§ Objective: Copy out the listing that follows exactly, dropping every picture.

§ Given information:
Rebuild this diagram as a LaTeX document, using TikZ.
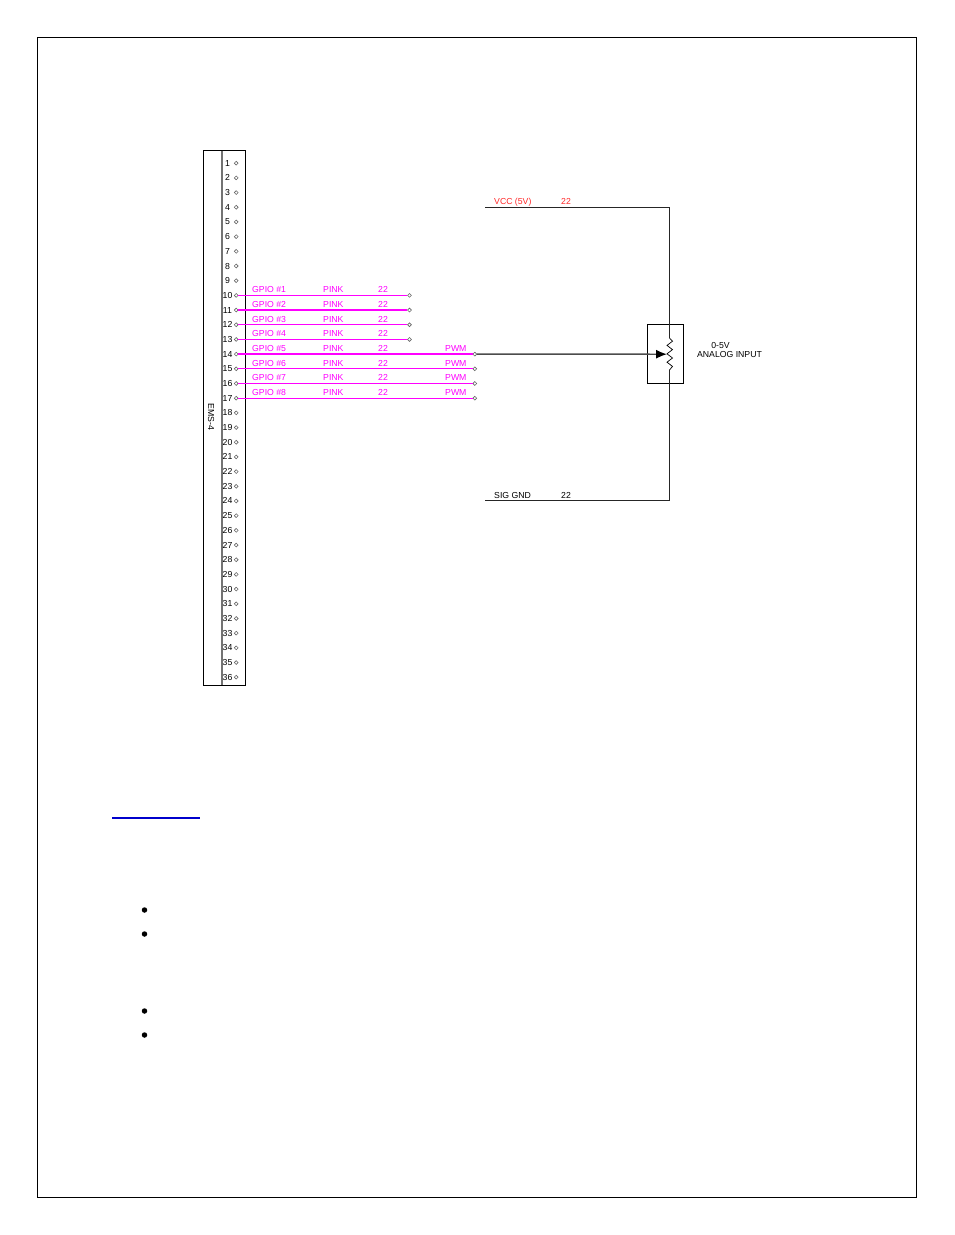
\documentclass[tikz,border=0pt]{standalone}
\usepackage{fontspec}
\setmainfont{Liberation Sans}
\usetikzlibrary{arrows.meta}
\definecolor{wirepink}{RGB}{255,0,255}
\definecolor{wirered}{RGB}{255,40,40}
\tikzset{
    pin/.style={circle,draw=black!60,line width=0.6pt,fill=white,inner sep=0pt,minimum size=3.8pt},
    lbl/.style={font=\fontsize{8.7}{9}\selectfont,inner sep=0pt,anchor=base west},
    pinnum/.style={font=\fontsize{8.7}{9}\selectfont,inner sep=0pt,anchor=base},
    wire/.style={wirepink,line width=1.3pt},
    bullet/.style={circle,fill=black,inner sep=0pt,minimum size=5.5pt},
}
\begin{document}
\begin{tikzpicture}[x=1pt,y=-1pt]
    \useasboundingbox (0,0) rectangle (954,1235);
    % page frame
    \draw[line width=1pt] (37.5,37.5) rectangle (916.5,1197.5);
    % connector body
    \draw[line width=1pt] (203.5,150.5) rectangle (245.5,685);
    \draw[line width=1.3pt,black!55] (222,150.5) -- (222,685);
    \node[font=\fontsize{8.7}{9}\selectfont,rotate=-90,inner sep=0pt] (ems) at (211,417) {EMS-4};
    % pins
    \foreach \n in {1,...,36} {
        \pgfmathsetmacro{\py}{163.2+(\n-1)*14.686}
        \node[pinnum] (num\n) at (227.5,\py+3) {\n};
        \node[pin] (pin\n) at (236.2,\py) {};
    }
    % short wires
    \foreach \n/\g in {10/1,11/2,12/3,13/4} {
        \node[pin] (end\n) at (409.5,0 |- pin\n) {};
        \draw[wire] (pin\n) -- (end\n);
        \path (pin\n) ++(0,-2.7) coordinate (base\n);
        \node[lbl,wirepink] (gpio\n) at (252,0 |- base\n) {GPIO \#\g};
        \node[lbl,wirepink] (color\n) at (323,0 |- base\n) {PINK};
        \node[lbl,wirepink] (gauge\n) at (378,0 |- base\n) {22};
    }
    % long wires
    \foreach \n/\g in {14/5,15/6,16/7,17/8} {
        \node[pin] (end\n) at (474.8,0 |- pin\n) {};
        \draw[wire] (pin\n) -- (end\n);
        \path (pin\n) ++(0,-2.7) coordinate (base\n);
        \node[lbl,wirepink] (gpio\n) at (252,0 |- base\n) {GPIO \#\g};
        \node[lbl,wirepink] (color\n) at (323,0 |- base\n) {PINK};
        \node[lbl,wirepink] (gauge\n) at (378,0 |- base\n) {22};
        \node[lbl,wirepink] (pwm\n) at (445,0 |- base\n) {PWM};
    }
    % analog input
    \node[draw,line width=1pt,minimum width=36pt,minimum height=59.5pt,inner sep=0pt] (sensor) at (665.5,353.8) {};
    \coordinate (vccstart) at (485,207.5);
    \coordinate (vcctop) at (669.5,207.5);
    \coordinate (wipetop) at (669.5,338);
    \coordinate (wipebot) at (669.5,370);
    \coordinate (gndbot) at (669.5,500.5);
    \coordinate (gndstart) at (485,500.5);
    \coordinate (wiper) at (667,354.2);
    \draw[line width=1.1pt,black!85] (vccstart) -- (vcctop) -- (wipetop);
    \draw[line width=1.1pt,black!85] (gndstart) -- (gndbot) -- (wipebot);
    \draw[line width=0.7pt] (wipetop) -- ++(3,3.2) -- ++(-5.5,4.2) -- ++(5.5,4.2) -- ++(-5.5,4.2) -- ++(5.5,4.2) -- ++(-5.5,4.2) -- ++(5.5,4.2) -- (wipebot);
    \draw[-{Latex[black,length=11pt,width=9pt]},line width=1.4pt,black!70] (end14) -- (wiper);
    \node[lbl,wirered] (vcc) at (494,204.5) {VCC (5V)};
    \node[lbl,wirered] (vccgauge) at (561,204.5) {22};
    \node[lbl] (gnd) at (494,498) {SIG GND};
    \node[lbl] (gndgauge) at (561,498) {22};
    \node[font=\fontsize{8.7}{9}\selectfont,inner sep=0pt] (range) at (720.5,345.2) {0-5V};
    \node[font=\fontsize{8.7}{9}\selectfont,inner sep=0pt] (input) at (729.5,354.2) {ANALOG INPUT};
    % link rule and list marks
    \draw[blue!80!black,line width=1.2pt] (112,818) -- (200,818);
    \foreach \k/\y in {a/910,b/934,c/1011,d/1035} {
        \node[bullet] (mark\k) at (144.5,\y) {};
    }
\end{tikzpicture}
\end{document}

§ The reply:
Rebuild this diagram as a LaTeX document, using TikZ.
\documentclass[tikz,border=0pt]{standalone}
\usepackage{fontspec}
\setmainfont{Liberation Sans}
\usetikzlibrary{arrows.meta}
\definecolor{wirepink}{RGB}{255,0,255}
\definecolor{wirered}{RGB}{255,40,40}
\tikzset{
    pin/.style={circle,draw=black!60,line width=0.6pt,fill=white,inner sep=0pt,minimum size=3.8pt},
    lbl/.style={font=\fontsize{8.7}{9}\selectfont,inner sep=0pt,anchor=base west},
    pinnum/.style={font=\fontsize{8.7}{9}\selectfont,inner sep=0pt,anchor=base},
    wire/.style={wirepink,line width=1.3pt},
    bullet/.style={circle,fill=black,inner sep=0pt,minimum size=5.5pt},
}
\begin{document}
\begin{tikzpicture}[x=1pt,y=-1pt]
    \useasboundingbox (0,0) rectangle (954,1235);
    % page frame
    \draw[line width=1pt] (37.5,37.5) rectangle (916.5,1197.5);
    % connector body
    \draw[line width=1pt] (203.5,150.5) rectangle (245.5,685);
    \draw[line width=1.3pt,black!55] (222,150.5) -- (222,685);
    \node[font=\fontsize{8.7}{9}\selectfont,rotate=-90,inner sep=0pt] (ems) at (211,417) {EMS-4};
    % pins
    \foreach \n in {1,...,36} {
        \pgfmathsetmacro{\py}{163.2+(\n-1)*14.686}
        \node[pinnum] (num\n) at (227.5,\py+3) {\n};
        \node[pin] (pin\n) at (236.2,\py) {};
    }
    % short wires
    \foreach \n/\g in {10/1,11/2,12/3,13/4} {
        \node[pin] (end\n) at (409.5,0 |- pin\n) {};
        \draw[wire] (pin\n) -- (end\n);
        \path (pin\n) ++(0,-2.7) coordinate (base\n);
        \node[lbl,wirepink] (gpio\n) at (252,0 |- base\n) {GPIO \#\g};
        \node[lbl,wirepink] (color\n) at (323,0 |- base\n) {PINK};
        \node[lbl,wirepink] (gauge\n) at (378,0 |- base\n) {22};
    }
    % long wires
    \foreach \n/\g in {14/5,15/6,16/7,17/8} {
        \node[pin] (end\n) at (474.8,0 |- pin\n) {};
        \draw[wire] (pin\n) -- (end\n);
        \path (pin\n) ++(0,-2.7) coordinate (base\n);
        \node[lbl,wirepink] (gpio\n) at (252,0 |- base\n) {GPIO \#\g};
        \node[lbl,wirepink] (color\n) at (323,0 |- base\n) {PINK};
        \node[lbl,wirepink] (gauge\n) at (378,0 |- base\n) {22};
        \node[lbl,wirepink] (pwm\n) at (445,0 |- base\n) {PWM};
    }
    % analog input
    \node[draw,line width=1pt,minimum width=36pt,minimum height=59.5pt,inner sep=0pt] (sensor) at (665.5,353.8) {};
    \coordinate (vccstart) at (485,207.5);
    \coordinate (vcctop) at (669.5,207.5);
    \coordinate (wipetop) at (669.5,338);
    \coordinate (wipebot) at (669.5,370);
    \coordinate (gndbot) at (669.5,500.5);
    \coordinate (gndstart) at (485,500.5);
    \coordinate (wiper) at (667,354.2);
    \draw[line width=1.1pt,black!85] (vccstart) -- (vcctop) -- (wipetop);
    \draw[line width=1.1pt,black!85] (gndstart) -- (gndbot) -- (wipebot);
    \draw[line width=0.7pt] (wipetop) -- ++(3,3.2) -- ++(-5.5,4.2) -- ++(5.5,4.2) -- ++(-5.5,4.2) -- ++(5.5,4.2) -- ++(-5.5,4.2) -- ++(5.5,4.2) -- (wipebot);
    \draw[-{Latex[black,length=11pt,width=9pt]},line width=1.4pt,black!70] (end14) -- (wiper);
    \node[lbl,wirered] (vcc) at (494,204.5) {VCC (5V)};
    \node[lbl,wirered] (vccgauge) at (561,204.5) {22};
    \node[lbl] (gnd) at (494,498) {SIG GND};
    \node[lbl] (gndgauge) at (561,498) {22};
    \node[font=\fontsize{8.7}{9}\selectfont,inner sep=0pt] (range) at (720.5,345.2) {0-5V};
    \node[font=\fontsize{8.7}{9}\selectfont,inner sep=0pt] (input) at (729.5,354.2) {ANALOG INPUT};
    % link rule and list marks
    \draw[blue!80!black,line width=1.2pt] (112,818) -- (200,818);
    \foreach \k/\y in {a/910,b/934,c/1011,d/1035} {
        \node[bullet] (mark\k) at (144.5,\y) {};
    }
\end{tikzpicture}
\end{document}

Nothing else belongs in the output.